The party’s top leadership is steeped in Brotherhood ideology. Nur Wahid, who resigned from the party chairmanship last year to take his present position, holds a B.A., M.A. and Ph.D. from the Brotherhood-founded University of Medina in Saudi Arabia. Party Secretary-General Anis Matta graduated from the Jakarta branch of Riyadh’s Al-Imam Muhammad bin Saud University, also linked to the Brotherhood. The party has the blessing of today’s most prominent Muslim Brother, the Egyptian-born cleric Yusuf al-Qaradawi, who believes that democratic means can be used to pursue Islamist ends. He has visited Indonesia several times over the last twenty years and is quoted in the Justice Party’s founding manifesto.
The party has grown from 60,000 members in 1999 to between 400,000 and 500,000 in 2004.What explains its extraordinary success? For one, it is the only party in the country based on a network of tight-knit cadres. These well-trained party workers, many graduates of technical and scientific departments, tend to be driven and organized.

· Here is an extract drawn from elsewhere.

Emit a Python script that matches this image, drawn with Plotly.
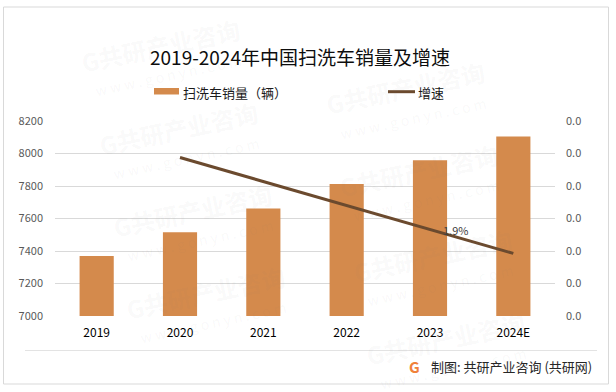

The party also takes its self-image as an agent of moral reform seriously. It’s virtually impossible to find a Justice Party member who smokes or a female party member without the headscarf. When there’s a natural disaster such as last year’s tsunami, party cadres are among the first volunteers at the scene.
Despite the Justice Party's social work, little separates its thinking from Jemaah Islamiyah's. Like Jemaah Islamiyah, in its founding manifesto, the Justice Party called for the creation of an Islamic caliphate. Like Jemaah Islamiyah, it has placed secrecy—facilitated by the cell structure both groups borrowed from the Brotherhood—at the heart of its organization. Both offer a selective vision of modernity—one in which global science and technology are welcome, but un-Islamic values are shunned. The two groups differ chiefly in their methods: Jemaah Islamiyah is revolutionary; the Justice Party is evolutionary.
Of the two, the Justice Party is by far the larger threat to Indonesia. With its suicide bombings Jemaah Islamiyah has set itself up for a confrontation with the government that it cannot hope to win. In contrast, the Justice Party uses its position in parliament and its metastasizing network of cadres to advance the same goals incrementally, one vote at a time. At the same time, by throwing its weight behind Jemaah Islamiyah's Bashir, the party complicates the government’s efforts to crack down on terrorists. Indeed, peaceful methods aside, the Justice Party's success can only help terrorists: the more people who believe that the problem with society is too much modernity, and that a purified Islam is an answer to twenty-first century problems, the more likely it is that hotheads among them will use terrorism to achieve their goals.
Ultimately, Indonesians alone will decide whether their future lies with the rest of Southeast Asia, or with a backward-looking movement cloaked in religious fundamentalism The Justice Party remains on the march. How far it goes may well determine Indonesia’s future.